However, council is divided on whether to continue with current pace of bond purchases
The Bank of Canada should keep its benchmark policy interest rate at 0.25% for at least another year, according to the C.D. Howe Institute Monetary Policy Council.
Its members, however, were divided on whether the bank should maintain its current pace of Government of Canada bond purchases between now and its next policy-rate announcement on April 2. Those who voted to maintain the current pace said the BoC should prepare markets for a winding down of the program.
William Robson, the Institute’s CEO, said that two themes dominated the MPC’s discussion of events since the last policy-rate announcement: more robust economic activity than expected, and heightened concerns about inflation.
“In addition to continuing uncertainties about the pace of vaccinations and the resumption of activities suppressed by COVID, the group highlighted the challenge of judging the amount of slack in the economy when the pandemic has affected different sectors so differently,” Robson said.
“With respect to inflation, several members highlighted the fact that year-over-year increases in the consumer price index will be high through much of 2021 because the recession depressed the year-ago measures, and that other measures of inflationary pressure are consistent with a gradual return to 2 per cent increases over the long term.

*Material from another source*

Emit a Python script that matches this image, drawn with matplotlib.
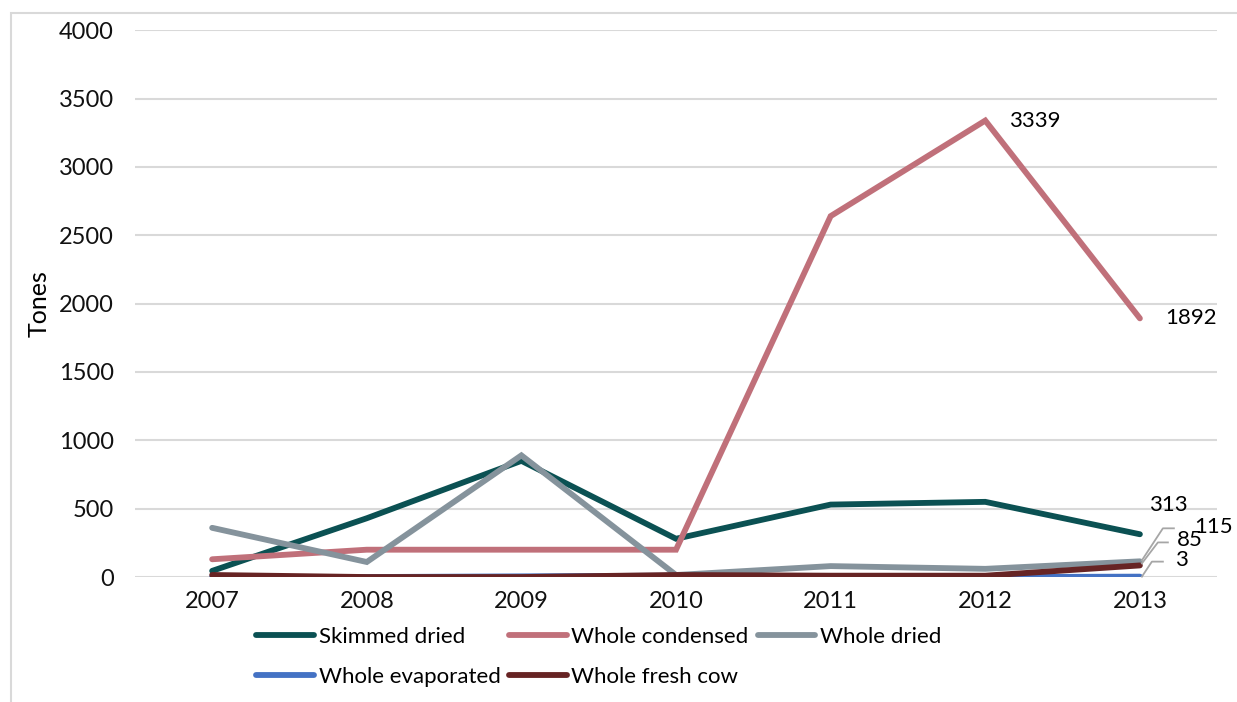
import numpy as np
import matplotlib.pyplot as plt
import matplotlib.transforms as transforms
from matplotlib.patches import Rectangle

plt.rcParams['font.family'] = ['Lato', 'DejaVu Sans']

years = ['2007', '2008', '2009', '2010', '2011', '2012', '2013']
skimmed_dried = [45, 430, 850, 280, 530, 550, 313]
whole_condensed = [130, 200, 200, 200, 2640, 3339, 1892]
whole_dried = [360, 110, 890, 15, 80, 60, 115]
whole_evaporated = [0, 0, 5, 10, 5, 0, 3]
whole_fresh_cow = [15, 0, 0, 15, 10, 10, 85]

series = [('Skimmed dried', skimmed_dried, '#0b5153'),
          ('Whole condensed', whole_condensed, '#c0707a'),
          ('Whole dried', whole_dried, '#85939c'),
          ('Whole evaporated', whole_evaporated, '#4472c4'),
          ('Whole fresh cow', whole_fresh_cow, '#672424')]

fig = plt.figure(figsize=(12.37, 7.02), dpi=100)
ax = fig.add_axes([0.109, 0.178, 0.875, 0.779])

# light frame round the chart area (right side runs off the picture)
fig.patches.append(Rectangle((0.009, -0.01), 1.1, 0.992, transform=fig.transFigure,
                             fill=False, edgecolor='#d9d9d9', linewidth=1.5))

x = np.arange(len(years))
lines = []
for name, vals, col in series:
    ln, = ax.plot(x, vals, color=col, linewidth=4.2, solid_capstyle='round',
                  solid_joinstyle='miter', label=name)
    lines.append(ln)

ax.set_xlim(-0.5, len(years) - 0.5)
ax.set_ylim(0, 4000)
ax.set_yticks(np.arange(0, 4001, 500))
ax.set_xticks(x)
ax.set_xticklabels(years)
ax.tick_params(length=0, labelsize=17, colors='#111111')
ax.tick_params(axis='y', pad=15)
ax.tick_params(axis='x', pad=10)
ax.grid(axis='y', color='#d9d9d9', linewidth=1.5)
ax.set_axisbelow(True)
for s in ax.spines.values():
    s.set_visible(False)
ax.set_ylabel('Tones', fontsize=18, labelpad=6)

# data labels (offsets in pixels from the point, up is positive)
def label_at(xi, v, dx, dy, ha='left'):
    tr = fig.dpi_scale_trans + transforms.ScaledTranslation(xi, v, ax.transData)
    ax.text(dx / 100, dy / 100, str(v), transform=tr, fontsize=16, va='center', ha=ha)

def leader(xi, v, pts):
    tr = fig.dpi_scale_trans + transforms.ScaledTranslation(xi, v, ax.transData)
    px = [p[0] / 100 for p in pts]
    py = [p[1] / 100 for p in pts]
    ax.plot(px, py, transform=tr, color='#a6a6a6', linewidth=1.3, clip_on=False)

label_at(5, whole_condensed[5], 24, 0)
label_at(6, whole_condensed[6], 25, 0)
label_at(6, skimmed_dried[6], 28, 29, ha='center')

label_at(6, whole_dried[6], 54, 34)
leader(6, whole_dried[6], [(2, 1), (23, 33), (34, 33)])
label_at(6, whole_fresh_cow[6], 37, 25)
leader(6, whole_fresh_cow[6], [(2, 2), (18, 23), (28, 23)])
label_at(6, whole_evaporated[6], 35, 17)
leader(6, whole_evaporated[6], [(2, 0), (12, 15), (23, 15)])

# legend filled row by row
order = [0, 3, 1, 4, 2]
fig.legend([lines[i] for i in order], [series[i][0] for i in order],
           loc='upper left', bbox_to_anchor=(0.2, 0.12), ncol=3, frameon=False,
           fontsize=16, handlelength=2.6, handletextpad=0.2, columnspacing=0.4,
           labelspacing=0.9, borderaxespad=0)

fig.savefig('out.png', dpi=100)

“The group’s positive assessment of growth, and response to heightened worries about inflationary pressure, was more evident in its discussion of the quantitative easing program. The majority judged that the need for the Bank to support financial markets with bond purchases had diminished, and that the program should wind down.
“A desire to prepare market participants for a slower pace of purchases, especially in light of last week’s sudden back-up in long bond yields, explains the group’s split decision on the program, with several members urging the Bank to maintain the current pace until April.”
All 12 members of the MPC called for the Bank to keep the overnight rate at 0.25 per cent at its upcoming setting on March 10, and at the following setting in April. By September, nine members called for 0.25 per cent, two for 0.50 per cent, and one for 0.75 per cent. By March of 2022, eight members called for 0.25 per cent, two for 0.50 per cent, one for 1 per cent, and one for 1.50 per cent.
With respect to the Bank’s commitment to buy at least $4 billion of federal government bonds per week, six members voted in favour of the Bank’s continuing with quantitative easing on that scale until April 21, and six voted for the Bank to reduce its purchases.